start Raw data
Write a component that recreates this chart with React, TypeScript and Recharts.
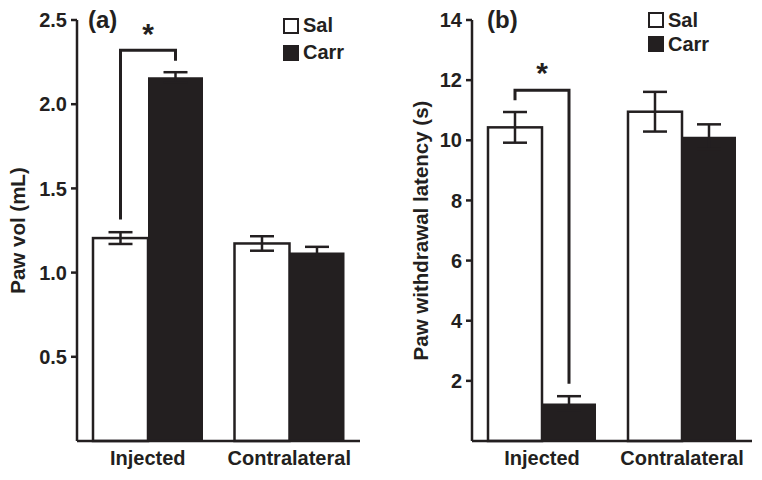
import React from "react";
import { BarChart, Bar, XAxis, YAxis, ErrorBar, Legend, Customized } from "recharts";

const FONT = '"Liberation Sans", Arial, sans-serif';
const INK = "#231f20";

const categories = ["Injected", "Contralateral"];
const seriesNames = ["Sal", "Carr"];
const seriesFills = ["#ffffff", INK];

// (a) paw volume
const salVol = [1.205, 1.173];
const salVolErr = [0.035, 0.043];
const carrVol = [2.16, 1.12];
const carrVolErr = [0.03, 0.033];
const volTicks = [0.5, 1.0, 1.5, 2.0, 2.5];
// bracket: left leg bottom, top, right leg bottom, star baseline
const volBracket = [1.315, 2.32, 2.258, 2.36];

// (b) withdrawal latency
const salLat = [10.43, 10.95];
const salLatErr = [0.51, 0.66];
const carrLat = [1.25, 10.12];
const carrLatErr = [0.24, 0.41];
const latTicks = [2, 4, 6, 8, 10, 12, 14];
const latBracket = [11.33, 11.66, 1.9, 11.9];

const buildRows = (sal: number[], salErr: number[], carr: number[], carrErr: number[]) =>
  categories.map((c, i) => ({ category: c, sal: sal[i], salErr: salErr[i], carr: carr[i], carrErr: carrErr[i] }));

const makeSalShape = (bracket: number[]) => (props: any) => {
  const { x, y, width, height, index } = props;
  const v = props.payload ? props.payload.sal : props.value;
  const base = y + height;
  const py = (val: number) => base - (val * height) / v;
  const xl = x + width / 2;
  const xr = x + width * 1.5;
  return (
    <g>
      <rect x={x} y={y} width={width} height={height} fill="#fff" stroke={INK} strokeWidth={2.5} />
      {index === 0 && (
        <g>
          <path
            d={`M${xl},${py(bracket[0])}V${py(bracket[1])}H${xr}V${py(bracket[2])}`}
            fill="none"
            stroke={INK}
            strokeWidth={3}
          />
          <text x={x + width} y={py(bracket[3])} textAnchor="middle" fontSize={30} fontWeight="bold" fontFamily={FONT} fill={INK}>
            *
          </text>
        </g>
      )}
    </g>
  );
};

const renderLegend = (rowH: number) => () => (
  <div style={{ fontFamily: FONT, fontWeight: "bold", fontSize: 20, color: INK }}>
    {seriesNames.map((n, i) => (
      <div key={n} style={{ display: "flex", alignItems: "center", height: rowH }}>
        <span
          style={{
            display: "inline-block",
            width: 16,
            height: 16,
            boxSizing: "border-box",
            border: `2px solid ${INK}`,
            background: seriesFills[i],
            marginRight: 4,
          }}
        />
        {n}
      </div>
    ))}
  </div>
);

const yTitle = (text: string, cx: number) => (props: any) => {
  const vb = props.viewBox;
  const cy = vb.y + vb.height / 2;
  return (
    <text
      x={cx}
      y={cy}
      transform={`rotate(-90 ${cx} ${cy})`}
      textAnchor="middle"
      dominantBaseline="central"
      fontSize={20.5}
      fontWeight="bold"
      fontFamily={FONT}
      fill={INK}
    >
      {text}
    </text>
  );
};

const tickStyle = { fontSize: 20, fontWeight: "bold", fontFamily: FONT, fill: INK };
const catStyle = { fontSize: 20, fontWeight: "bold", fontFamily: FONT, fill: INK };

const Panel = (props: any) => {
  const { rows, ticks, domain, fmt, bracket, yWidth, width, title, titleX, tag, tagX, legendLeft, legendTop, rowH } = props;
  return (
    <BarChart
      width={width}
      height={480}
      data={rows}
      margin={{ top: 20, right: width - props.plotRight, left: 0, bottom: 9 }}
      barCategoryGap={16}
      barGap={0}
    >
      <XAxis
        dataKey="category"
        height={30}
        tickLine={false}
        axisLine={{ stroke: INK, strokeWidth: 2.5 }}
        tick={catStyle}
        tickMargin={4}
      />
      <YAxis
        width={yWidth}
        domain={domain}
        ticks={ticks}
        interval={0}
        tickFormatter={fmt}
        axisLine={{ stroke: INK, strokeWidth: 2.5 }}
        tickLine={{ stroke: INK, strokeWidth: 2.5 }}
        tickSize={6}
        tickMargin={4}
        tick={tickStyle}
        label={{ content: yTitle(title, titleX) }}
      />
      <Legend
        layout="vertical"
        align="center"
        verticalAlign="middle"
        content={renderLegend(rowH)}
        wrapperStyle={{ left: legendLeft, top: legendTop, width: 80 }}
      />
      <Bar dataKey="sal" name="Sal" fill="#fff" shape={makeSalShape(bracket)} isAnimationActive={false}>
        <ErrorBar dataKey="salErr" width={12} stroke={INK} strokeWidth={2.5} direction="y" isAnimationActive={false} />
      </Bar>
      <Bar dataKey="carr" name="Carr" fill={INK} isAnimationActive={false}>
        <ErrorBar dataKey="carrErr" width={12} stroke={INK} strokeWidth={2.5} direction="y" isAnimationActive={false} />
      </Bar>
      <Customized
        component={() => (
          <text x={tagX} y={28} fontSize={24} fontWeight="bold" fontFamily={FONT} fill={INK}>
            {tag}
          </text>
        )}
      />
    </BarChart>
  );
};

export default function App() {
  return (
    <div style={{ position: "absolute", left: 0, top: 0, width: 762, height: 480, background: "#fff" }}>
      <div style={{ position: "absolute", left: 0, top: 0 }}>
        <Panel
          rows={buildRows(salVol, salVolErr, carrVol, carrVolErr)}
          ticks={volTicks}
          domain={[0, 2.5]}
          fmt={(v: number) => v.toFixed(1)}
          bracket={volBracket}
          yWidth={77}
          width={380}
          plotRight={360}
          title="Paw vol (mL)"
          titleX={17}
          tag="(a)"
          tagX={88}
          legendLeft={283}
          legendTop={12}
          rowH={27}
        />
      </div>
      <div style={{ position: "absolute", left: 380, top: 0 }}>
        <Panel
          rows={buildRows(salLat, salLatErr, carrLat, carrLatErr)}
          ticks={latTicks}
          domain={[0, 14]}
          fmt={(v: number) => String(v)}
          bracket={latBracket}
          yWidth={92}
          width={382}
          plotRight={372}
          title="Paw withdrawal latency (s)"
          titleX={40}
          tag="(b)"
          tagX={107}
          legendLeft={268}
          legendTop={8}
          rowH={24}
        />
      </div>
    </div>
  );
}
end Raw data
▸ **Work instructions**
Pictures are excluded; extract exactly the lines from the start of the data through the line that holds "ErrorBar, Legend, Customized", both ends included.

▸ **Response**
Write a component that recreates this chart with React, TypeScript and Recharts.
import React from "react";
import { BarChart, Bar, XAxis, YAxis, ErrorBar, Legend, Customized } from "recharts";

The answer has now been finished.